Happens sometimes. One group comes to test another group…war…WAR! Right? It’s more like scrabble than devastating economies; barely mentionable in passing the next day. You rooted your friends system, you laugh, and that’s it. It’s hard to understand the impact of what taking down a site like Ebay, Facebook or Sony does. Lulz thinks it’s funny; hell it is pretty funny but the unfortunate fact is at the end of the day workers are hurt and the CEO of Sony still gets in a Maybach and is driven to his mansion. They even call him Sir. Knighthood for someone who strikes at the heart of innovation, at the guy in the garage.

So what is it? What makes these guys do this stuff? They must be evil, they must be huge assholes, they must be geniuses?

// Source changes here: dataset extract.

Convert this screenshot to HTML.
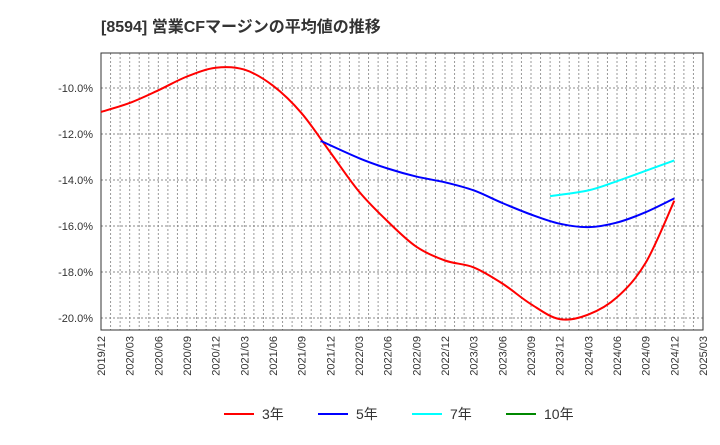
<!DOCTYPE html>
<html><head><meta charset="utf-8"><style>
body{margin:0;background:#fff;width:720px;height:440px;overflow:hidden;font-family:"Liberation Sans","Noto Sans CJK JP",sans-serif}
</style></head><body>
<svg id="c" width="720" height="440" xmlns="http://www.w3.org/2000/svg">
<text x="101" y="32" font-size="16" font-weight="bold" fill="#333">[8594]  営業CFマージンの平均値の推移</text>
</svg>
<script>
const xLabels=["2019/12","2020/03","2020/06","2020/09","2020/12","2021/03","2021/06","2021/09","2021/12","2022/03","2022/06","2022/09","2022/12","2023/03","2023/06","2023/09","2023/12","2024/03","2024/06","2024/09","2024/12","2025/03"];
const yTicks=[-10,-12,-14,-16,-18,-20];
const m3=[0,3,6,9,12,15,18,21,24,27,30,33,36,39,42,45,48,51,54,57,60];
const v3=[-11.04,-10.65,-10.1,-9.5,-9.12,-9.2,-9.9,-11.1,-12.8,-14.5,-15.8,-16.9,-17.5,-17.8,-18.5,-19.4,-20.05,-19.85,-19.1,-17.6,-14.9];
const m5=[23,27,30,33,36,39,42,45,48,51,54,57,60];
const v5=[-12.3,-13.05,-13.5,-13.85,-14.1,-14.45,-15.0,-15.5,-15.9,-16.05,-15.85,-15.4,-14.8];
const m7=[47,51,54,57,60];
const v7=[-14.7,-14.45,-14.05,-13.6,-13.15];
const L=101,R=703,T=53,B=330;
const X=m=>L+(R-L)*m/63;
const Y=v=>88+(-10-v)*23;
const svg=document.getElementById('c');
const NS='http://www.w3.org/2000/svg';
function mk(t,a,p){const e=document.createElementNS(NS,t);for(const k in a)e.setAttribute(k,a[k]);(p||svg).appendChild(e);return e;}
for(let m=1;m<63;m++){
const g=mk('line',{x1:X(m),x2:X(m),y1:T,y2:B,stroke:'#999','stroke-dasharray':'2,2','stroke-width':1});


}
yTicks.forEach(v=>{
const g=mk('line',{x1:L,x2:R,y1:Y(v),y2:Y(v),stroke:'#888','stroke-dasharray':'2,2'});


const t=mk('text',{x:L-8,y:Y(v)+4,'text-anchor':'end','font-size':11,fill:'#333'});
t.textContent=v.toFixed(1)+'%';


});
xLabels.forEach((s,i)=>{
const x=X(i*3);
const t=mk('text',{x:x+4,y:B+6,'text-anchor':'end','font-size':11,fill:'#333',transform:`rotate(-90 ${x+4} ${B+6})`});
t.textContent=s;


});
const fr=mk('rect',{x:L,y:T,width:R-L,height:B-T,fill:'none',stroke:'#333','stroke-width':1});


function path(ms,vs){
const p=ms.map((m,i)=>[X(m),Y(vs[i])]);
let d=`M${p[0][0]},${p[0][1]}`;
for(let i=0;i<p.length-1;i++){
const p0=p[i-1]||p[i],p1=p[i],p2=p[i+1],p3=p[i+2]||p2;
d+=` C${p1[0]+(p2[0]-p0[0])/6},${p1[1]+(p2[1]-p0[1])/6} ${p2[0]-(p3[0]-p1[0])/6},${p2[1]-(p3[1]-p1[1])/6} ${p2[0]},${p2[1]}`;
}
return d;}
[[m3,v3,'#f00','line-3yr'],[m5,v5,'#00f','line-5yr'],[m7,v7,'#0ff','line-7yr']].forEach(s=>{
const e=mk('path',{d:path(s[0],s[1]),fill:'none',stroke:s[2],'stroke-width':2});


});
const leg=[['3年','#f00',224],['5年','#00f',318],['7年','#0ff',412],['10年','#080',506]];
leg.forEach(l=>{
const g=mk('g',{});


mk('line',{x1:l[2],x2:l[2]+30,y1:414,y2:414,stroke:l[1],'stroke-width':2},g);
const t=mk('text',{x:l[2]+38,y:419,'font-size':14,fill:'#333'},g);
t.textContent=l[0];
});
</script>
</body></html>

Maybe. One thing is for certain they understand how to bypass systems of control much better than the techs at Sony. Think of it like this: imagine if, given enough time, you could break into anything or type a command and stop any website in the world from working. What would you do? The hard part of this isn’t figuring out what you would do (in case that’s what you were just doing). I’m not talking about a Harvard dropout patting you on the back and telling you you’re a hard worker because you wrote some php script or you’re in “The Harvard of Silicon Valley” (careful fackers bunnies bite). I’m talking about writing down a piece of code, an exploit no one’s ever seen, on a bar napkin while you’re intoxicated; when you try it later, it compiles and executes perfectly, proving you understand an extremely complicated system better than its creator. The hard part is obtaining that kind of skill and the guys that do never do it with the intention of breaking into places. The application of what you can do with that kind of skill is an after thought. So once you have the skill you hear a story about some innovative smart guy . . .

The guy in the garage. A guy like you;

who reversed engineered a game console . . .

because he bought and owned the game console . . .

and thought he should be able to do with it what he wants . . .

like most normal people would think.

There you go. The company that tries to tear that man down and the ideal of innovation just volunteered for your hell, your wrath. The bully is going down! That’s how they see it. Even though the reality is the FBI or CIA agent that will be tracking you down over the next few months/years doesn’t get paid squat and what drives him is the same thing that drives you; they think what they are doing is justice. The workers that get laid off from the game network because it went down are just 0.1% of the company (up to 10% is acceptable to the guys on Wall Street without much concern . . . considered “leaning out”) and Sir Howard won’t lose a minute of sleep in his big comfortable king sized bed in his mansion on the hill.

What Lulzsec and Anonymous don’t realize is these companies aren’t their enemies. Their exploits are shockingly funny and probably karma but there is a much more difficult system to hack . . . becoming the guy at the head of the board. So when you’re the 40-something-year-old CEO who hears that some kid, some guy in his garage, is tearing your product apart and doing amazing things with it that is hitting your top line revenue, and the VP of Operations is getting the legal team together to discuss your options; you stop the meeting and say “Go find that guy, pay him and lets see what he can do.” That’s a real hack worth touting and it ends with you sleeping in a king-sized bed in a mansion on the hill and few can claim it’s been done before.

Not many, if any, of the people I know from back then made it big in tech. The ones that stayed in security disappeared, working for people I’m too scared to ask about.

So happy hacking.  I hope you leverage your skill to your advantage.  Stay safe and don’t get caught. If you do and they ask how you did it simply reply, “magic.”